To see how to modify data through inline functions, run the code that Listing 1 shows to create the fn_CustOrders() UDF in the Northwind database. This UDF accepts a customer ID as an argument and returns a table containing the orders of that customer. To test the function, run the following query to return the orders of customer ALFKI:
SELECT * FROM fn_CustOrders(N'ALFKI')
You can now insert, update, and delete values from the Orders table through the fn_CustOrders() UDF. And, as with views, you can grant users permission to modify data only through the UDF without giving them direct access to the Orders table. In this way, you allow modifications to orders of only one customer at a time. For example, run the following code, which returns ALFKI's orders, adds 1 day to the order date, and returns customer ALFKI's orders after the modification, then rolls back the transaction:
BEGIN TRAN SELECT * FROM fn_CustOrders(N'ALFKI') UPDATE fn_CustOrders(N'ALFKI') SET OrderDate = OrderDate + 1 SELECT * FROM fn_CustOrders(N'ALFKI') ROLLBACK TRAN
Figure 1 shows the results of running this code. Callout A shows ALFKI's orders before the modification, and callout B shows them after the modification. Notice that the order dates in callout B are exactly 1 day later than the ones in callout A. Similarly, when your business rules demand, you can restrict users to inserting and deleting the orders of only one customer at a time, only through the function, and only if the users have the correct permissions on the function.
To Use or Not to Use?
As you've seen, SQL Server invokes nondeterministic functions such as RAND() and GETDATE() only once per query, which might limit you in providing solutions to some problems. Also, you're not allowed to invoke nondeterministic functions within your UDFs. You can use UDF back doors to get around this limitation, at least for now. However, I strongly recommend not using these back doors; in the latest SQL Server 2005 beta builds, the doors were closed, so they might also be closed in a future SQL Server 2000 service pack. But to limit the rows that a modifying statement can affect, you can modify data through inline UDFs—a fully supported feature that most people overlook.
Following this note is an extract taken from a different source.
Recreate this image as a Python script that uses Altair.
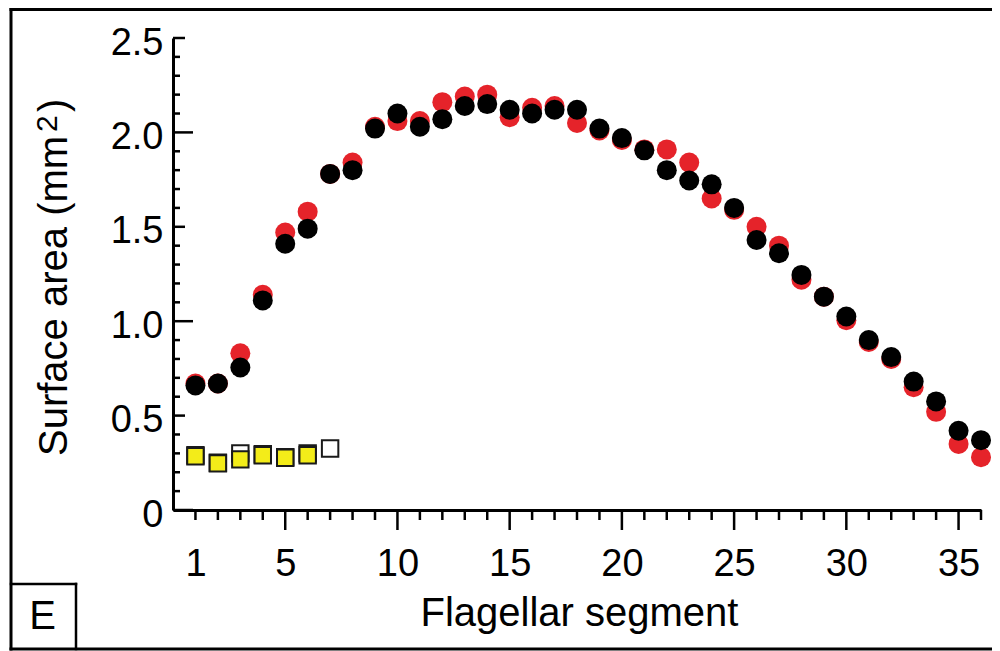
import altair as alt
import pandas as pd

# ---- data ----
segments = list(range(1, 37))
red_vals = [0.67, 0.67, 0.83, 1.14, 1.47, 1.58, 1.78, 1.84, 2.03, 2.06,
            2.06, 2.16, 2.19, 2.20, 2.08, 2.13, 2.14, 2.05, 2.01, 1.96,
            1.91, 1.91, 1.84, 1.65, 1.59, 1.50, 1.40, 1.22, 1.13, 1.005,
            0.89, 0.80, 0.65, 0.52, 0.35, 0.28]
black_vals = [0.66, 0.67, 0.755, 1.11, 1.41, 1.49, 1.78, 1.80, 2.02, 2.10,
              2.03, 2.07, 2.14, 2.15, 2.12, 2.10, 2.12, 2.12, 2.02, 1.97,
              1.905, 1.80, 1.745, 1.725, 1.60, 1.43, 1.36, 1.245, 1.13, 1.025,
              0.90, 0.81, 0.68, 0.575, 0.42, 0.37]
white_seg = [1, 2, 3, 4, 5, 6, 7]
white_vals = [0.29, 0.25, 0.30, 0.295, 0.28, 0.30, 0.326]
yellow_seg = [1, 2, 3, 4, 5, 6]
yellow_vals = [0.285, 0.247, 0.268, 0.29, 0.277, 0.29]

x_label_vals = [1, 5, 10, 15, 20, 25, 30, 35]
y_label_vals = [0, 0.5, 1.0, 1.5, 2.0, 2.5]
x_minor_ticks = [v for v in range(1, 37) if v % 5 != 0]
x_major_ticks = [5, 10, 15, 20, 25, 30, 35]
y_int_ticks = [0, 1, 2]
y_half_ticks = [0.5, 1.5, 2.5]
y_minor_ticks = [round(i / 10, 1) for i in range(1, 25) if i % 5 != 0]

FONT = "Liberation Sans"
W, H = 808, 472

xs = alt.Scale(domain=[0, 36], nice=False, zero=False)
ys = alt.Scale(domain=[0, 2.5], nice=False, zero=True)

red_df = pd.DataFrame({"seg": segments, "val": red_vals})
black_df = pd.DataFrame({"seg": segments, "val": black_vals})
white_df = pd.DataFrame({"seg": white_seg, "val": white_vals})
yellow_df = pd.DataFrame({"seg": yellow_seg, "val": yellow_vals})

x_axis = alt.Axis(values=x_label_vals, ticks=False, tickSize=0, grid=False,
                  domainColor="black", domainWidth=3, labelFontSize=38,
                  labelColor="black", labelFont=FONT, labelPadding=35,
                  labelFlush=False, labelOverlap=False,
                  title="Flagellar segment", titleFont=FONT, titleFontSize=40,
                  titleFontWeight="normal", titleColor="black",
                  titleX=W / 2 + 2, titleY=115, titleBaseline="alphabetic",
                  titleAlign="center")
y_axis = alt.Axis(values=y_label_vals, ticks=False, tickSize=0, grid=False,
                  domainColor="black", domainWidth=3, labelFontSize=38,
                  labelColor="black", labelFont=FONT, labelPadding=10,
                  labelOffset=5, labelFlush=False, labelOverlap=False,
                  labelExpr="datum.value == 0 ? '0' : format(datum.value, '.1f')",
                  title="")

one = pd.DataFrame({"k": [0]})

# y-axis title built from text pieces so the superscript "2" is large
y_title_main = alt.Chart(one).mark_text(
    text="Surface area (mm", font=FONT, fontSize=40, color="black",
    align="left", baseline="alphabetic", angle=270
).encode(x=alt.value(-106), y=alt.value(418))
y_title_sup = alt.Chart(one).mark_text(
    text="2", font=FONT, fontSize=30, color="black",
    align="left", baseline="alphabetic", angle=270
).encode(x=alt.value(-116), y=alt.value(94))
y_title_end = alt.Chart(one).mark_text(
    text=")", font=FONT, fontSize=40, color="black",
    align="left", baseline="alphabetic", angle=270
).encode(x=alt.value(-106), y=alt.value(74))

base_red = alt.Chart(red_df).mark_point(
    shape="circle", filled=True, size=400, color="#e5232a", opacity=1, strokeWidth=0
).encode(
    x=alt.X("seg:Q", scale=xs, axis=x_axis),
    y=alt.Y("val:Q", scale=ys, axis=y_axis),
)

black = alt.Chart(black_df).mark_point(
    shape="circle", filled=True, size=400, color="#000000", opacity=1, strokeWidth=0
).encode(x=alt.X("seg:Q", scale=xs), y=alt.Y("val:Q", scale=ys))

white = alt.Chart(white_df).mark_point(
    shape="square", filled=True, size=270, fill="white", stroke="#1a1a1a",
    strokeWidth=2, opacity=1
).encode(x=alt.X("seg:Q", scale=xs), y=alt.Y("val:Q", scale=ys))

yellow = alt.Chart(yellow_df).mark_point(
    shape="square", filled=True, size=270, fill="#f3ec19", stroke="#1a1a1a",
    strokeWidth=2, opacity=1
).encode(x=alt.X("seg:Q", scale=xs), y=alt.Y("val:Q", scale=ys))

# axis ticks drawn through the scales
def yticks(vals, length):
    return alt.Chart(pd.DataFrame({"v": vals})).mark_rule(
        color="black", strokeWidth=2.5, strokeCap="butt"
    ).encode(y=alt.Y("v:Q", scale=ys), x=alt.value(0), x2=alt.value(length))

def xticks(vals, length):
    return alt.Chart(pd.DataFrame({"v": vals})).mark_rule(
        color="black", strokeWidth=2.5, strokeCap="butt"
    ).encode(x=alt.X("v:Q", scale=xs), y=alt.value(H), y2=alt.value(H + length))

def hline(y, x1, x2, w=3):
    return alt.Chart(one).mark_rule(color="black", strokeWidth=w, strokeCap="square").encode(
        y=alt.value(y), x=alt.value(x1), x2=alt.value(x2))

def vline(x, y1, y2, w=3):
    return alt.Chart(one).mark_rule(color="black", strokeWidth=w, strokeCap="square").encode(
        x=alt.value(x), y=alt.value(y1), y2=alt.value(y2))

BOT = 611.0
frame = [
    hline(-28.5, -162, 830),
    hline(BOT, -162, 830),
    vline(-162, -28.5, BOT),
    hline(546, -162, -97, 2.5),
    vline(-97, 546, BOT, 2.5),
]

e_label = alt.Chart(one).mark_text(
    text="E", font=FONT, fontSize=40, color="black", align="center", baseline="middle"
).encode(x=alt.value(-130.5), y=alt.value(579))

chart = alt.layer(
    base_red, black, white, yellow,
    yticks(y_minor_ticks, 7), yticks(y_half_ticks, 12), yticks(y_int_ticks, 20),
    xticks(x_minor_ticks, 10), xticks(x_major_ticks, 20),
    *frame, e_label, y_title_main, y_title_sup, y_title_end,
).properties(
    width=W, height=H,
    autosize=alt.AutoSizeParams(type="none"),
    padding={"left": 165, "top": 30, "right": 11, "bottom": 141},
    background="white",
).configure_view(strokeWidth=0)

chart.save("out.html", embed_options={"renderer": "svg", "actions": False})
So why bother knowing about back doors that are going to be closed? For one thing, you might need to maintain code that other people wrote. Some programmers use the back doors because they need the functionality. I hope that Microsoft's SQL Server developers will soon realize how important it is to introduce those features as supported functionality. Next month, I'll discuss back doors to views.